Two to four well-chosen implication questions per discovery call is the optimal range — enough to build urgency without making the call feel like an interrogation. Pick the pain areas most relevant to what you have already learned in situation and problem questions. If the prospect has flagged rate strategy as their primary headache, run two or three rate implication questions and leave the others for a follow-up call with the GM or owner.
What makes implication questions different from problem questions for hotel SDRs?
Problem questions identify that a hotel has an issue; implication questions quantify what that issue is costing in terms the buyer's boss will care about. A problem question might be: "Is your current channel manager difficult to update in real time?" An implication question follows up with: "When your inventory isn't synced and you oversell a room type on a sold-out weekend, what's your average cost to walk that guest?" The second question turns a workflow frustration into a financial event.

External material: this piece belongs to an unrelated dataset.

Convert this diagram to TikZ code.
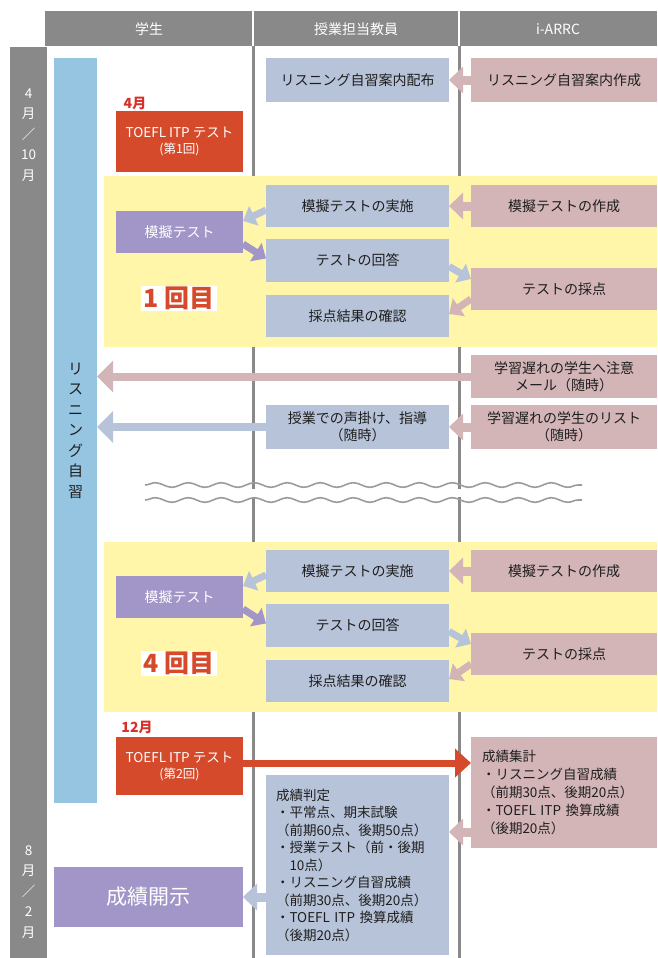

Can I use these implication questions with hotel owners and asset managers, not just revenue managers?
Yes — but the most effective implication questions for owners and asset managers frame cost in terms of cap-ex risk, owner confidence, and portfolio-level RevPAR rather than daily operational friction. An asset manager who oversees six properties doesn't feel the pain of a manual comp set pull — but they absolutely feel the pain of a performance review where three of their GMs couldn't explain a RevPAR gap against market. Match the implication to the stakeholder's specific risk horizon.
How do implication questions help with hotel tech objections?
Implication questions reduce late-stage objections by building a shared cost narrative early in the discovery — so when pricing comes up, the prospect has already calculated the cost of their current situation in their own words. If a revenue manager has told you their manual pricing process costs roughly $15,000 in ADR leakage per quarter, a $500/month platform fee becomes a very different conversation. Prospects rarely object to price when they've already quantified what the problem is costing them.